What is an Elliott Wave and What Does it Look Like?

Elliott waves are the basic building block of the Wave Principle.
The Wave Principle is Ralph Nelson Elliott's discovery that social, or crowd, behavior trends and reverses in recognizable patterns. Elliott discovered that the ever-changing path of stock market prices reveals a structural design that in turn reflects a basic harmony found in nature. From this discovery, he developed a rational system of market analysis. Elliott isolated 13 patterns of movement, or “waves,” that recur in market price data and are repetitive in form but not necessarily repetitive in time or amplitude. He named, defined and illustrated the patterns. These patterns are Elliott waves.

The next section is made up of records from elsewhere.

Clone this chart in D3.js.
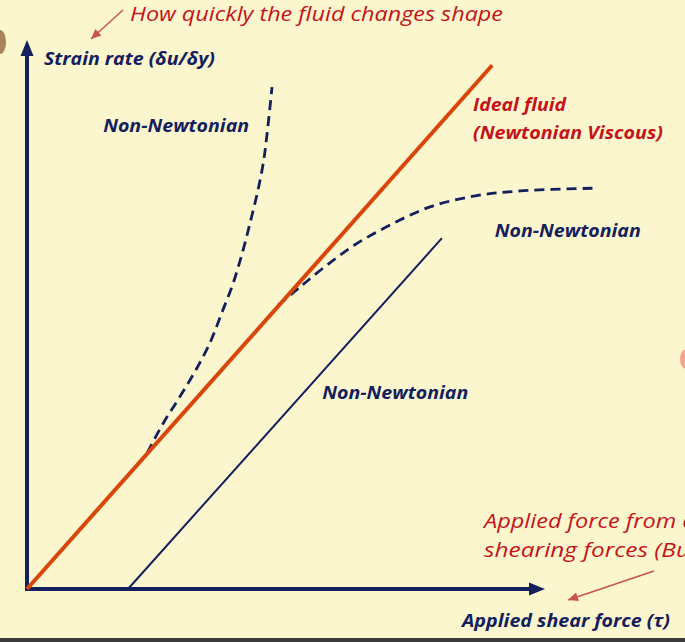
<!DOCTYPE html>
<html><head><meta charset="utf-8">
<script src="https://cdn.jsdelivr.net/npm/d3@7"></script>
<style>html,body{margin:0;padding:0;background:#FBF6CD;}svg{display:block;}</style>
</head><body>
<svg id="c" width="685" height="642"></svg>
<script>
// Data (arbitrary units: shear force tau on x, strain rate on y)
const newtonian = [[0,0],[89.8,95.4]];
const bingham = [[19.5,0],[80.1,63.9]];
const shearThinning = [[48.5,51.7],[52.7,55.0],[57.5,58.7],[63.3,62.7],[70.1,66.3],[77.8,69.6],[86.5,71.6],[95.2,72.5],[109.3,73.0]];
const shearThickening = [[23.2,24.8],[26.3,30.2],[29.5,35.0],[32.6,39.9],[35.3,44.8],[37.6,50.3],[39.8,55.7],[41.7,61.7],[43.2,67.2],[44.6,72.7],[45.7,78.1],[46.5,84.2],[47.3,91.4]];
const labels = [
  {t:"Non-Newtonian", x:14.7, y:83.2},
  {t:"Non-Newtonian", x:90.3, y:64.1},
  {t:"Non-Newtonian", x:57.0, y:34.6}
];

const svg = d3.select("#c");
const x = d3.scaleLinear().domain([0,100]).range([27,545]);
const y = d3.scaleLinear().domain([0,100]).range([589,40]);
const navy = "#14205E", red = "#C3141B", orange = "#D8460B";

// decorative slide bits
svg.append("rect").attr("x",0).attr("y",638).attr("width",685).attr("height",4).attr("fill","#3a3a3a");
svg.append("ellipse").attr("cx",0).attr("cy",42).attr("rx",6).attr("ry",12).attr("fill","#A8845A");
svg.append("ellipse").attr("cx",686).attr("cy",359).attr("rx",6).attr("ry",10).attr("fill","#F4A58E");

const line = d3.line().x(d=>x(d[0])).y(d=>y(d[1]));
const smooth = d3.line().x(d=>x(d[0])).y(d=>y(d[1])).curve(d3.curveCatmullRom.alpha(0.5));

// axes
svg.append("line").attr("x1",x(0)).attr("y1",y(0)).attr("x2",x(0)).attr("y2",y(100)+12).attr("stroke",navy).attr("stroke-width",4);
svg.append("line").attr("x1",x(0)-2).attr("y1",y(0)).attr("x2",x(100)-12).attr("y2",y(0)).attr("stroke",navy).attr("stroke-width",4);
svg.append("path").attr("d",`M${x(0)},${y(100)} L${x(0)-6.5},${y(100)+16} L${x(0)+6.5},${y(100)+16}Z`).attr("fill",navy);
svg.append("path").attr("d",`M${x(100)},${y(0)} L${x(100)-16},${y(0)-6.5} L${x(100)-16},${y(0)+6.5}Z`).attr("fill",navy);

// series
svg.append("path").attr("d",line(bingham)).attr("fill","none").attr("stroke",navy).attr("stroke-width",2);
svg.append("path").attr("d",smooth(shearThinning)).attr("fill","none").attr("stroke",navy).attr("stroke-width",2.8).attr("stroke-dasharray","10,6");
svg.append("path").attr("d",smooth(shearThickening)).attr("fill","none").attr("stroke",navy).attr("stroke-width",2.8).attr("stroke-dasharray","10,6");
svg.append("path").attr("d",line(newtonian)).attr("fill","none").attr("stroke",orange).attr("stroke-width",4);

// text
const F = "'Open Sans', sans-serif";
function txt(s,px,py,size,col,bold,len){
  const t = svg.append("text").attr("x",px).attr("y",py).attr("font-family",F).attr("font-size",size)
    .attr("font-style","italic").attr("font-weight",bold?"bold":"normal").attr("fill",col).text(s);
  if(len) t.attr("textLength",len).attr("lengthAdjust","spacingAndGlyphs");
  return t;
}
labels.forEach(l=>txt(l.t,x(l.x),y(l.y),17.5,navy,true,146));
txt("Strain rate (\u03B4u/\u03B4y)",44,65,17.5,navy,true,171);
txt("Applied shear force (\u03C4)",462,627,17.5,navy,true,208);
txt("Ideal fluid",473,111,17.5,red,true,93);
txt("(Newtonian Viscous)",473,139,17.5,red,true,190);
txt("How quickly the fluid changes shape",130,21,20,red,false,373);
txt("Applied force from e",484,528,20.5,red,false,210);
txt("shearing forces (Bu",484,557,20.5,red,false,206);

// annotation arrows
const pink = "#C9524E";
function arrow(x1,y1,x2,y2){
  svg.append("line").attr("x1",x1).attr("y1",y1).attr("x2",x2).attr("y2",y2).attr("stroke",pink).attr("stroke-width",1.5);
  const a = Math.atan2(y2-y1,x2-x1), L=10, W=4.5;
  const bx = x2-L*Math.cos(a), by = y2-L*Math.sin(a);
  svg.append("path").attr("d",`M${x2},${y2} L${bx+W*Math.sin(a)},${by-W*Math.cos(a)} L${bx-W*Math.sin(a)},${by+W*Math.cos(a)}Z`).attr("fill",pink);
}
arrow(123,10,91,39);
arrow(654,571,568,600);
</script>
</body></html>
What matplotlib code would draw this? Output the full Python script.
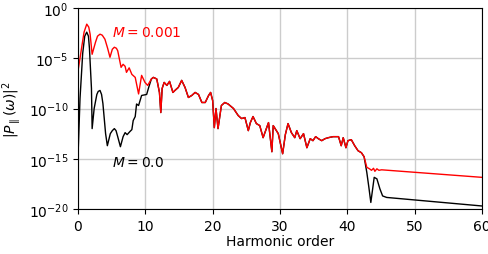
import numpy as np
import matplotlib
matplotlib.use("Agg")
import matplotlib.pyplot as plt

# log10 |P|^2, harmonic order on x

# M = 0.001, low harmonics (before the two curves merge)
red_head_x = [0.0, 0.3, 0.55, 0.9, 1.3, 1.6, 1.8, 2.1, 2.35, 2.6, 2.9, 3.27, 3.6, 4.0,
              4.4, 4.75, 5.1, 5.4, 5.7, 5.9, 6.4, 6.7, 7.0, 7.2, 7.6, 8.0, 8.5, 9.0,
              9.45, 9.95, 10.35]
red_head_log = [-6.25, -5.0, -3.9, -2.4, -1.6, -1.9, -2.6, -4.6, -4.0, -3.4, -2.8, -2.6, -2.7, -3.1,
                -4.0, -4.9, -4.1, -3.9, -4.0, -4.25, -5.9, -5.6, -5.8, -6.4, -5.95, -6.6, -6.9, -8.55,
                -6.7, -7.4, -7.7]

# M = 0.0, low harmonics
black_head_x = [0.0, 0.3, 0.7, 1.0, 1.3, 1.55, 1.7, 2.0, 2.1, 2.4, 2.8, 3.0, 3.27, 3.5,
                3.7, 4.1, 4.36, 4.8, 5.1, 5.4, 5.65, 5.9, 6.3, 6.7, 7.0, 7.3, 7.7, 8.0,
                8.2, 8.5, 8.7, 9.0, 9.45, 10.2, 10.5]
black_head_log = [-14.8, -9.0, -4.5, -2.8, -2.4, -2.8, -4.0, -8.0, -12.0, -10.0, -8.6, -8.3, -8.2, -8.6,
                  -9.5, -12.5, -13.7, -12.5, -12.2, -12.0, -12.2, -12.8, -13.8, -12.8, -12.4, -12.6, -12.3, -12.1,
                  -11.2, -10.8, -9.55, -9.7, -8.7, -8.6, -7.9]

# common part of both spectra
mid_x = [10.9, 11.2, 11.7, 12.1, 12.3, 12.5, 12.8, 13.2, 13.6, 14.1, 14.4, 14.9, 15.4,
         15.9, 16.4, 16.9, 17.4, 17.9, 18.4, 18.9, 19.4, 19.7, 20.0, 20.25, 20.5, 20.8,
         21.3, 21.8, 22.3, 23.1, 23.8, 24.3, 24.8, 25.3, 25.6, 26.0, 26.5, 27.0, 27.5,
         28.3, 28.8, 29.0, 29.75, 30.4, 30.8, 31.2, 31.7, 32.2, 32.5, 33.0, 33.5, 34.0,
         34.5, 34.9, 35.3, 35.7, 36.2, 36.7, 37.2, 37.9, 38.7, 39.1, 39.4, 39.8, 40.1,
         40.6, 41.1, 41.6, 42.1, 42.5]
mid_log = [-7.06, -6.9, -7.06, -8.4, -10.4, -8.0, -7.4, -7.7, -7.3, -8.4, -8.2, -7.9, -7.2,
           -7.9, -8.9, -8.7, -8.4, -8.6, -9.4, -9.4, -8.7, -8.4, -9.2, -11.9, -10.0, -12.0,
           -9.7, -9.4, -9.55, -10.0, -10.7, -11.0, -10.9, -12.2, -11.4, -10.8, -11.5, -11.7, -12.9,
           -11.4, -14.3, -11.7, -12.5, -14.5, -12.6, -11.5, -12.4, -12.9, -12.2, -13.0, -12.5, -13.9,
           -13.0, -13.2, -12.8, -13.0, -13.2, -13.0, -12.9, -12.8, -12.8, -13.7, -12.9, -13.9, -13.2,
           -13.1, -13.7, -14.2, -14.4, -14.8]

# tails above the cutoff
red_tail_x = [42.9, 43.3, 43.6, 43.9, 44.1, 44.4, 44.7, 45.1, 60.0]
red_tail_log = [-15.85, -16.0, -16.15, -15.95, -16.25, -16.0, -16.15, -16.1, -16.85]

black_tail_x = [42.9, 43.2, 43.5, 44.0, 44.4, 44.85, 45.25, 45.85, 60.0]
black_tail_log = [-16.35, -17.8, -19.35, -16.85, -17.0, -18.0, -18.7, -18.85, -19.7]

red_x = np.concatenate([red_head_x, mid_x, red_tail_x])
red_y = 10.0 ** np.concatenate([red_head_log, mid_log, red_tail_log])
black_x = np.concatenate([black_head_x, mid_x, black_tail_x])
black_y = 10.0 ** np.concatenate([black_head_log, mid_log, black_tail_log])

fig = plt.figure(figsize=(4.89, 2.55), dpi=100)
ax = fig.add_axes([0.1595, 0.1765, 0.826, 0.788])

ax.plot(black_x, black_y, color='black', linewidth=1.0)
ax.plot(red_x, red_y, color='red', linewidth=1.0)

ax.set_yscale('log')
ax.set_xlim(0, 60)
ax.set_ylim(1e-20, 1e0)
ax.set_yticks([1e-20, 1e-15, 1e-10, 1e-5, 1e0])
ax.yaxis.set_minor_locator(matplotlib.ticker.NullLocator())
ax.set_xticks([0, 10, 20, 30, 40, 50, 60])
ax.grid(True, color='#cccccc', linewidth=1.0)
ax.set_axisbelow(True)

ax.text(5.0, 10 ** -2.4, '$M = 0.001$', color='red', fontsize=10, va='center')
ax.text(5.0, 10 ** -15.3, '$M = 0.0$', color='black', fontsize=10, va='center')

ax.set_xlabel('Harmonic order', fontsize=10, labelpad=1)
ax.set_ylabel(r'$|P_\parallel(\omega)|^2$', fontsize=10)

fig.savefig('out.png', dpi=100)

These Elliott waves link together to form larger versions of those same patterns. They, in turn, link to form identical patterns of the next larger size, and so on. The result is the illustration you see below:
Impulsive Waves, Corrective Waves and Subwaves
In markets, progress ultimately takes the form of five Elliott waves of a specific structure. As you can see below in the most basic Elliott wave structure, waves (1), (3) and (5) actually affect the directional movement. Waves (2) and (4) are countertrend interruptions.
The Basic Elliott Wave Pattern
The two interruptions are a requisite for overall directional movement to occur. And though there are several variations of Elliott waves, all of them fit into the basic structure you see above. The stock market is always somewhere in the basic five-wave pattern at the largest degree of trend. Because the five-wave pattern is the overriding form of market progress, all other patterns are subsumed by it.